Guy: No, no. I had a cousin by the same name, so the family calls my mom Na-Ni. You know, it can be confusing.

Me: Na-Ni. Huh - I guess that's kinda like Mignon.

Guy: Yeah, but, you know, I call her Mommy.

Me (and the other cute worker guy behind the counter): *blink*

Me: You, uh, well. Thank you very much.

---Later, Jim and I come home from some beers and dinner.

Quinn (as we walk in the door, running toward us sideways, butt out): Look at me! I'm Super Bum!

---Later, Jim, Babysitter/Nice Friend Girl, and I sharing a beer

Babysitter (as Jim hurriedly poors my beer into a glass): Ah man. Now she's gotta suck the head off.

Thursday, October 18, 2007

Another thing to fret about.

It's everywhere, and it's not fair. Personally? I don't know whether sports make it better or worse. I'm surprised I think this way, because I'm like some kind of sports automaton. Must play sport. Must play sport. Sport good. Must run jump hit kick throw MUST MUST MUST..... But girls in sports have to get naked in front of other girls. They wear small-ish outfits in front of stands of people. They compulsively monitor their weight and fitness level.

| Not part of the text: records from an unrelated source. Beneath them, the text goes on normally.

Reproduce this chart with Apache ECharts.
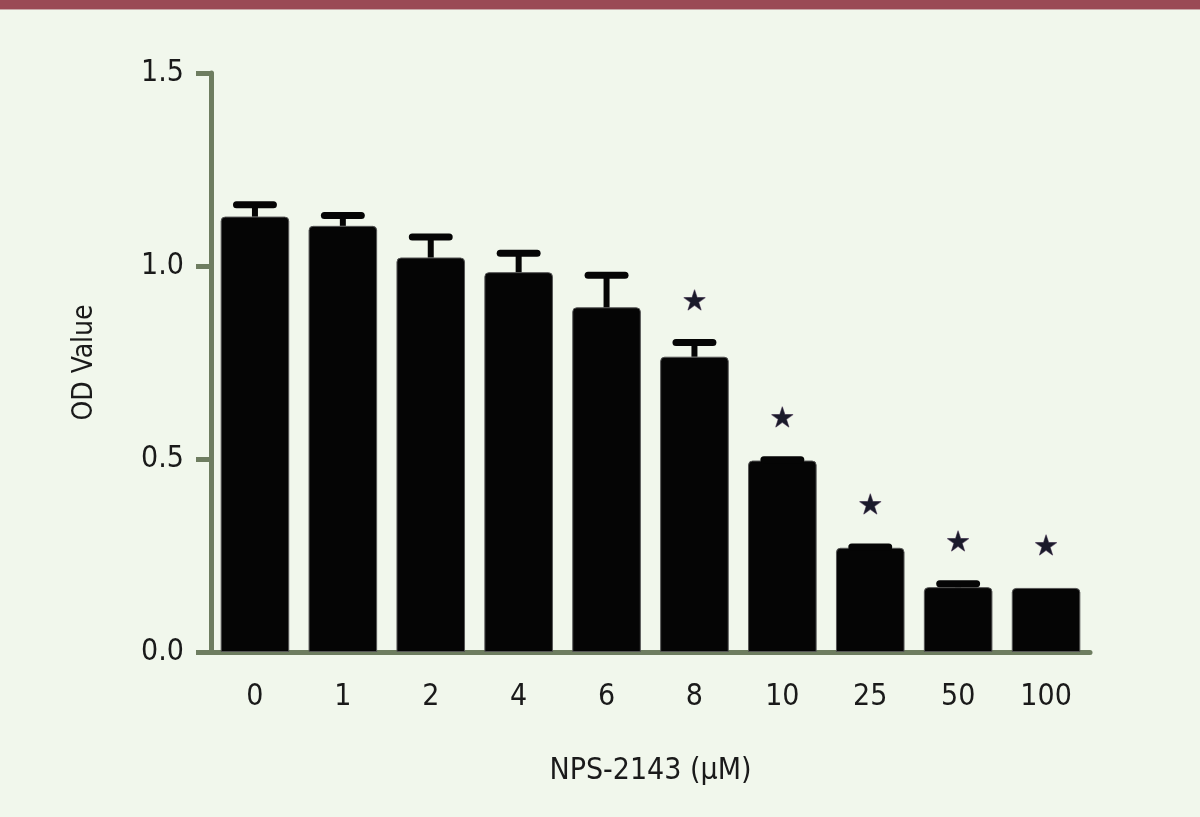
<!DOCTYPE html>
<html><head><meta charset="utf-8">
<script src="https://cdn.jsdelivr.net/npm/echarts@6/dist/echarts.min.js"></script>
<style>html,body{margin:0;padding:0;background:#f1f7ec}#c{width:1200px;height:817px}</style>
</head><body><div id="c"></div>
<script>
const categories = ['0','1','2','4','6','8','10','25','50','100'];
const means = [1.128, 1.104, 1.022, 0.984, 0.893, 0.765, 0.496, 0.270, 0.168, 0.166];
const sds   = [0.031, 0.027, 0.053, 0.049, 0.083, 0.037, 0.002, 0.002, 0.009, 0.000];
const significant = [false, false, false, false, false, true, true, true, true, true];
const yTicks = [0, 0.5, 1.0, 1.5];

const axisColor = '#6e7d60';
const font = 'DejaVu Sans Condensed';
const chart = echarts.init(document.getElementById('c'));
chart.setOption({
  backgroundColor: '#f1f7ec',
  animation: false,
  graphic: [
    {type:'rect', shape:{x:0,y:0,width:1200,height:9}, style:{fill:'#9a4a55'}},
    {type:'rect', shape:{x:0,y:9,width:1200,height:1}, style:{fill:'#c9a9a9'}}
  ],
  grid: {left: 211, right: 110, top: 73, bottom: 165},
  xAxis: {
    type: 'category', data: categories,
    axisLine: {lineStyle: {color: axisColor, width: 5}},
    axisTick: {alignWithLabel: true, length: 14, lineStyle: {color: axisColor, width: 5}},
    axisLabel: {margin: 30, color: '#1a1a1a', fontSize: 30, fontFamily: font},
    name: 'NPS-2143 (μM)', nameLocation: 'middle', nameGap: 104,
    nameTextStyle: {color: '#1a1a1a', fontSize: 30, fontFamily: font}
  },
  yAxis: {
    type: 'value', min: 0, max: 1.5, interval: 0.5,
    axisLine: {show: true, lineStyle: {color: axisColor, width: 5}},
    axisTick: {show: true, length: 15, lineStyle: {color: axisColor, width: 5}},
    splitLine: {show: false},
    axisLabel: {margin: 27, color: '#1a1a1a', fontSize: 30, fontFamily: font,
      formatter: v => yTicks.includes(v) ? v.toFixed(1) : ''},
    name: 'OD Value', nameLocation: 'middle', nameGap: 112,
    nameTextStyle: {color: '#1a1a1a', fontSize: 28, fontFamily: font}
  },
  series: [
    {
      type: 'bar', data: means, barWidth: '78%',
      itemStyle: {color: '#050505', borderColor: '#555', borderWidth: 1, borderRadius: [4,4,0,0]},
      z: 2
    },
    {
      type: 'custom', z: 3,
      data: means.map((m, i) => [i, m, sds[i]]),
      renderItem: (params, api) => {
        const i = api.value(0), m = api.value(1), s = api.value(2);
        if (s <= 0) return null;
        const base = api.coord([i, m]);
        const top = api.coord([i, m + s]);
        const half = api.size([1, 0])[0] * 0.21;
        return {type: 'group', children: [
          {type: 'line', shape: {x1: base[0], y1: base[1], x2: top[0], y2: top[1]},
           style: {stroke: '#050505', lineWidth: 6}},
          {type: 'line', shape: {x1: top[0] - half, y1: top[1], x2: top[0] + half, y2: top[1]},
           style: {stroke: '#050505', lineWidth: 7, lineCap: 'round'}}
        ]};
      }
    },
    {
      type: 'custom', z: 4,
      data: means.map((m, i) => [i, m + sds[i], significant[i] ? 1 : 0]),
      renderItem: (params, api) => {
        if (!api.value(2)) return null;
        const p = api.coord([api.value(0), api.value(1)]);
        return {type: 'text', x: p[0], y: p[1] - 40,
          style: {text: '★', fill: '#1a1a2a', font: '28px DejaVu Sans', align: 'center', verticalAlign: 'middle',
                  stroke: '#8a7a90', lineWidth: 1}};
      }
    }
  ]
});
</script></body></html>
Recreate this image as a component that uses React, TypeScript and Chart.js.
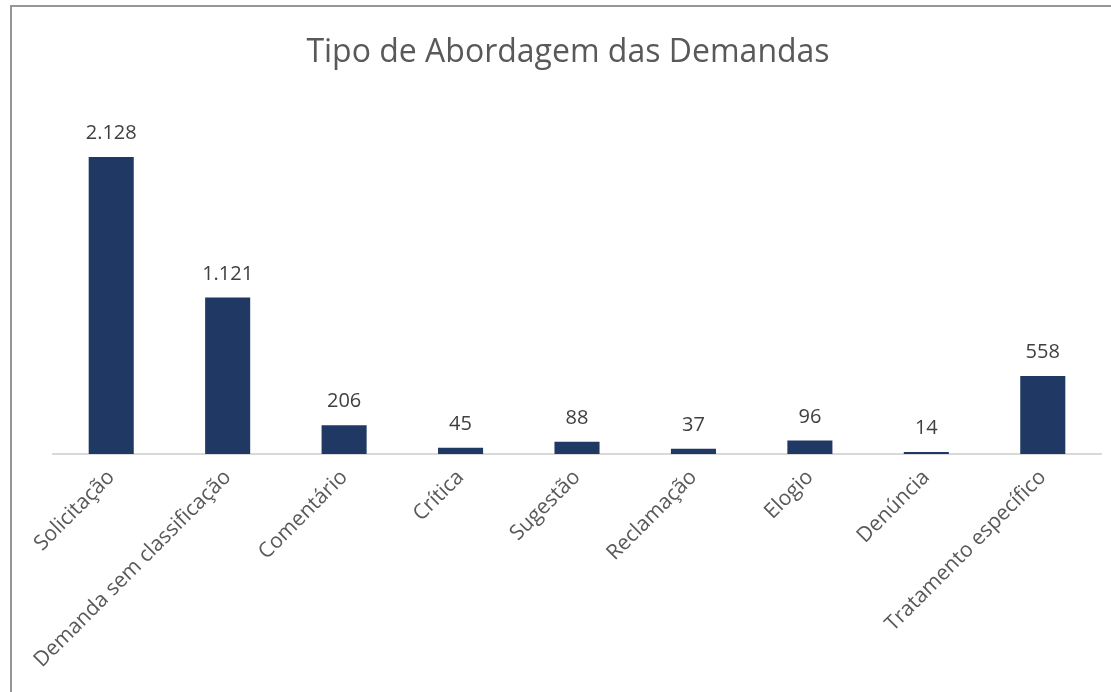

As soccer players, we used to mock the OCD girl who used to sit in a pool for hours and hours just kicking her legs while she held onto the wall. But we were just variations on her theme. We ate as OCD as she did. We thought as OCD as she did. We even dressed as OCD as she did, hiding our big legs and strong asses. We just pretended we were better because we were all so much bigger. She could afford to tread water for three hours and eat lettuce and low-fat Wheat Thin sandwiches. We couldn't. We had to run jump hit kick throw, etc etc. So we would HA HA THAT GIRL IS SO CRAZY!!! at her. And be secretly envious.

Whatever it takes, I will make my daughter know that she's all that, because we all are.